▶ [WHAT THE TASK REQUIRES]: Would you repeat the listing exactly but omit every picture?

##### INFORMATION SUPPLIED #####

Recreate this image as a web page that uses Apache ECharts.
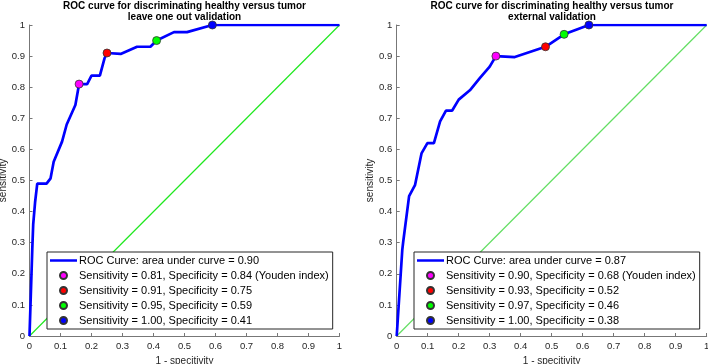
<!DOCTYPE html>
<html>
<head>
<meta charset="utf-8">
<script src="https://cdn.jsdelivr.net/npm/echarts@6/dist/echarts.min.js"></script>
<style>
  html, body { margin: 0; padding: 0; background: #fff; }
  #main { width: 708px; height: 364px; }
</style>
</head>
<body>
<div id="main"></div>
<script>
// leave one out validation (left panel)
const fprLoo = [0, 0.009, 0.012, 0.018, 0.025, 0.055, 0.068, 0.078, 0.105, 0.12, 0.148, 0.16, 0.186, 0.2, 0.227, 0.242, 0.25, 0.294, 0.347, 0.39, 0.41, 0.466, 0.508, 0.59, 1]
const tprLoo = [0, 0.28, 0.36, 0.43, 0.49, 0.49, 0.507, 0.56, 0.625, 0.68, 0.743, 0.81, 0.81, 0.837, 0.837, 0.893, 0.91, 0.907, 0.93, 0.93, 0.95, 0.977, 0.977, 1, 1]
// external validation (right panel)
const fprExt = [0, 0.018, 0.021, 0.04, 0.059, 0.08, 0.099, 0.12, 0.14, 0.159, 0.179, 0.2, 0.236, 0.268, 0.3, 0.32, 0.381, 0.48, 0.54, 0.62, 1]
const tprExt = [0, 0.277, 0.303, 0.45, 0.485, 0.587, 0.62, 0.62, 0.69, 0.725, 0.725, 0.76, 0.79, 0.829, 0.866, 0.9, 0.897, 0.93, 0.97, 1, 1]

const aucLoo = '0.90'
const aucExt = '0.87'
// cut-off points: [sensitivity, specificity]
const cutsLoo = [[0.81, 0.84], [0.91, 0.75], [0.95, 0.59], [1.00, 0.41]]
const cutsExt = [[0.90, 0.68], [0.93, 0.52], [0.97, 0.46], [1.00, 0.38]]
const cutColors = ['#ff00ff', '#ff0000', '#00ff00', '#0000ff']

const tickLabels = ['0', '0.1', '0.2', '0.3', '0.4', '0.5', '0.6', '0.7', '0.8', '0.9', '1']
const titles = ['ROC curve for discriminating healthy versus tumor\nleave one out validation',
  'ROC curve for discriminating healthy versus tumor\nexternal validation']

const FONT = '"Liberation Sans", Arial, Helvetica, sans-serif'
const grids = [
  { left: 29.5, top: 25, width: 310, height: 311, outerBoundsMode: 'none' },
  { left: 396.7, top: 25, width: 310, height: 311, outerBoundsMode: 'none' }
]
const diagColors = ['#1ee81e', '#62de62']

function axis(idx, isX) {
  return {
    type: 'value',
    gridIndex: idx,
    min: 0, max: 1, interval: 0.1,
    name: isX ? '1 - specitivity' : 'sensitivity',
    nameLocation: 'middle',
    nameGap: isX ? 16.5 : 18,
    nameTextStyle: { fontFamily: FONT, fontSize: 10, color: '#262626' },
    axisLine: { show: true, onZero: false, lineStyle: { color: '#777', width: 1 } },
    axisTick: { show: true, inside: true, length: 3, lineStyle: { color: '#777' } },
    axisLabel: {
      fontFamily: FONT, fontSize: 9.5, color: '#262626', margin: isX ? 5 : 4.5,
      formatter: v => tickLabels[Math.round(v * 10)]
    },
    splitLine: { show: false }
  }
}

function panel(idx, fpr, tpr, auc, cuts) {
  const out = []
  const rocName = 'ROC Curve: area under curve = ' + auc
  out.push({
    name: rocName, type: 'line', xAxisIndex: idx, yAxisIndex: idx,
    data: fpr.map((x, i) => [x, tpr[i]]),
    symbol: 'none', lineStyle: { color: '#0000ff', width: 2.7 }, itemStyle: { color: '#0000ff' },
    z: 3
  })
  out.push({
    name: 'chance' + idx, type: 'line', xAxisIndex: idx, yAxisIndex: idx, silent: true,
    data: [[0, 0], [1, 1]], symbol: 'none',
    itemStyle: { color: diagColors[idx] },
    lineStyle: { color: diagColors[idx], width: 1.2 }, z: 2
  })
  const names = [rocName]
  cuts.forEach((c, i) => {
    let nm = 'Sensitivity = ' + c[0].toFixed(2) + ', Specificity = ' + c[1].toFixed(2)
    if (i === 0) nm += ' (Youden index)'
    names.push(nm)
    out.push({
      name: nm, type: 'scatter', xAxisIndex: idx, yAxisIndex: idx,
      data: [[1 - c[1], c[0]]], symbolSize: 8,
      itemStyle: { color: cutColors[i], borderColor: '#333', borderWidth: 0.8, opacity: 1 },
      z: 5
    })
  })
  return { series: out, names }
}

const p1 = panel(0, fprLoo, tprLoo, aucLoo, cutsLoo)
const p2 = panel(1, fprExt, tprExt, aucExt, cutsExt)

function legend(names, left) {
  return {
    data: names.map((n, i) => i === 0
      ? { name: n, icon: 'path://M0,0L27,0L27,2.5L0,2.5Z' }
      : { name: n, icon: 'circle' }),
    orient: 'vertical', left: left, top: 252,
    itemWidth: 27, itemHeight: 7, itemGap: 0,
    padding: [1, 4, 1, 3],
    backgroundColor: '#fff', borderColor: '#262626', borderWidth: 1, borderRadius: 0,
    selectedMode: false,
    textStyle: { fontFamily: FONT, fontSize: 11, color: '#000', lineHeight: 15, padding: [0, 0, 0, -3] }
  }
}

const chart = echarts.init(document.getElementById('main'), null, { renderer: 'canvas' })
chart.setOption({
  animation: false,
  backgroundColor: '#fff',
  title: [
    { text: titles[0], left: 184.5, top: 0, textAlign: 'center', padding: 0,
      textStyle: { fontFamily: FONT, fontSize: 10, fontWeight: 'bold', color: '#000', lineHeight: 11.5 } },
    { text: titles[1], left: 552, top: 0, textAlign: 'center', padding: 0,
      textStyle: { fontFamily: FONT, fontSize: 10, fontWeight: 'bold', color: '#000', lineHeight: 11.5 } }
  ],
  grid: grids,
  xAxis: [axis(0, true), axis(1, true)],
  yAxis: [axis(0, false), axis(1, false)],
  legend: [legend(p1.names, 47), legend(p2.names, 414)],
  series: p1.series.concat(p2.series)
})
</script>
</body>
</html>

#####

▶ [WORKED ANSWER]:
Recreate this image as a web page that uses Apache ECharts.
<!DOCTYPE html>
<html>
<head>
<meta charset="utf-8">
<script src="https://cdn.jsdelivr.net/npm/echarts@6/dist/echarts.min.js"></script>
<style>
  html, body { margin: 0; padding: 0; background: #fff; }
  #main { width: 708px; height: 364px; }
</style>
</head>
<body>
<div id="main"></div>
<script>
// leave one out validation (left panel)
const fprLoo = [0, 0.009, 0.012, 0.018, 0.025, 0.055, 0.068, 0.078, 0.105, 0.12, 0.148, 0.16, 0.186, 0.2, 0.227, 0.242, 0.25, 0.294, 0.347, 0.39, 0.41, 0.466, 0.508, 0.59, 1]
const tprLoo = [0, 0.28, 0.36, 0.43, 0.49, 0.49, 0.507, 0.56, 0.625, 0.68, 0.743, 0.81, 0.81, 0.837, 0.837, 0.893, 0.91, 0.907, 0.93, 0.93, 0.95, 0.977, 0.977, 1, 1]
// external validation (right panel)
const fprExt = [0, 0.018, 0.021, 0.04, 0.059, 0.08, 0.099, 0.12, 0.14, 0.159, 0.179, 0.2, 0.236, 0.268, 0.3, 0.32, 0.381, 0.48, 0.54, 0.62, 1]
const tprExt = [0, 0.277, 0.303, 0.45, 0.485, 0.587, 0.62, 0.62, 0.69, 0.725, 0.725, 0.76, 0.79, 0.829, 0.866, 0.9, 0.897, 0.93, 0.97, 1, 1]

const aucLoo = '0.90'
const aucExt = '0.87'
// cut-off points: [sensitivity, specificity]
const cutsLoo = [[0.81, 0.84], [0.91, 0.75], [0.95, 0.59], [1.00, 0.41]]
const cutsExt = [[0.90, 0.68], [0.93, 0.52], [0.97, 0.46], [1.00, 0.38]]
const cutColors = ['#ff00ff', '#ff0000', '#00ff00', '#0000ff']

const tickLabels = ['0', '0.1', '0.2', '0.3', '0.4', '0.5', '0.6', '0.7', '0.8', '0.9', '1']
const titles = ['ROC curve for discriminating healthy versus tumor\nleave one out validation',
  'ROC curve for discriminating healthy versus tumor\nexternal validation']

const FONT = '"Liberation Sans", Arial, Helvetica, sans-serif'
const grids = [
  { left: 29.5, top: 25, width: 310, height: 311, outerBoundsMode: 'none' },
  { left: 396.7, top: 25, width: 310, height: 311, outerBoundsMode: 'none' }
]
const diagColors = ['#1ee81e', '#62de62']

function axis(idx, isX) {
  return {
    type: 'value',
    gridIndex: idx,
    min: 0, max: 1, interval: 0.1,
    name: isX ? '1 - specitivity' : 'sensitivity',
    nameLocation: 'middle',
    nameGap: isX ? 16.5 : 18,
    nameTextStyle: { fontFamily: FONT, fontSize: 10, color: '#262626' },
    axisLine: { show: true, onZero: false, lineStyle: { color: '#777', width: 1 } },
    axisTick: { show: true, inside: true, length: 3, lineStyle: { color: '#777' } },
    axisLabel: {
      fontFamily: FONT, fontSize: 9.5, color: '#262626', margin: isX ? 5 : 4.5,
      formatter: v => tickLabels[Math.round(v * 10)]
    },
    splitLine: { show: false }
  }
}

function panel(idx, fpr, tpr, auc, cuts) {
  const out = []
  const rocName = 'ROC Curve: area under curve = ' + auc
  out.push({
    name: rocName, type: 'line', xAxisIndex: idx, yAxisIndex: idx,
    data: fpr.map((x, i) => [x, tpr[i]]),
    symbol: 'none', lineStyle: { color: '#0000ff', width: 2.7 }, itemStyle: { color: '#0000ff' },
    z: 3
  })
  out.push({
    name: 'chance' + idx, type: 'line', xAxisIndex: idx, yAxisIndex: idx, silent: true,
    data: [[0, 0], [1, 1]], symbol: 'none',
    itemStyle: { color: diagColors[idx] },
    lineStyle: { color: diagColors[idx], width: 1.2 }, z: 2
  })
  const names = [rocName]
  cuts.forEach((c, i) => {
    let nm = 'Sensitivity = ' + c[0].toFixed(2) + ', Specificity = ' + c[1].toFixed(2)
    if (i === 0) nm += ' (Youden index)'
    names.push(nm)
    out.push({
      name: nm, type: 'scatter', xAxisIndex: idx, yAxisIndex: idx,
      data: [[1 - c[1], c[0]]], symbolSize: 8,
      itemStyle: { color: cutColors[i], borderColor: '#333', borderWidth: 0.8, opacity: 1 },
      z: 5
    })
  })
  return { series: out, names }
}

const p1 = panel(0, fprLoo, tprLoo, aucLoo, cutsLoo)
const p2 = panel(1, fprExt, tprExt, aucExt, cutsExt)

function legend(names, left) {
  return {
    data: names.map((n, i) => i === 0
      ? { name: n, icon: 'path://M0,0L27,0L27,2.5L0,2.5Z' }
      : { name: n, icon: 'circle' }),
    orient: 'vertical', left: left, top: 252,
    itemWidth: 27, itemHeight: 7, itemGap: 0,
    padding: [1, 4, 1, 3],
    backgroundColor: '#fff', borderColor: '#262626', borderWidth: 1, borderRadius: 0,
    selectedMode: false,
    textStyle: { fontFamily: FONT, fontSize: 11, color: '#000', lineHeight: 15, padding: [0, 0, 0, -3] }
  }
}

const chart = echarts.init(document.getElementById('main'), null, { renderer: 'canvas' })
chart.setOption({
  animation: false,
  backgroundColor: '#fff',
  title: [
    { text: titles[0], left: 184.5, top: 0, textAlign: 'center', padding: 0,
      textStyle: { fontFamily: FONT, fontSize: 10, fontWeight: 'bold', color: '#000', lineHeight: 11.5 } },
    { text: titles[1], left: 552, top: 0, textAlign: 'center', padding: 0,
      textStyle: { fontFamily: FONT, fontSize: 10, fontWeight: 'bold', color: '#000', lineHeight: 11.5 } }
  ],
  grid: grids,
  xAxis: [axis(0, true), axis(1, true)],
  yAxis: [axis(0, false), axis(1, false)],
  legend: [legend(p1.names, 47), legend(p2.names, 414)],
  series: p1.series.concat(p2.series)
})
</script>
</body>
</html>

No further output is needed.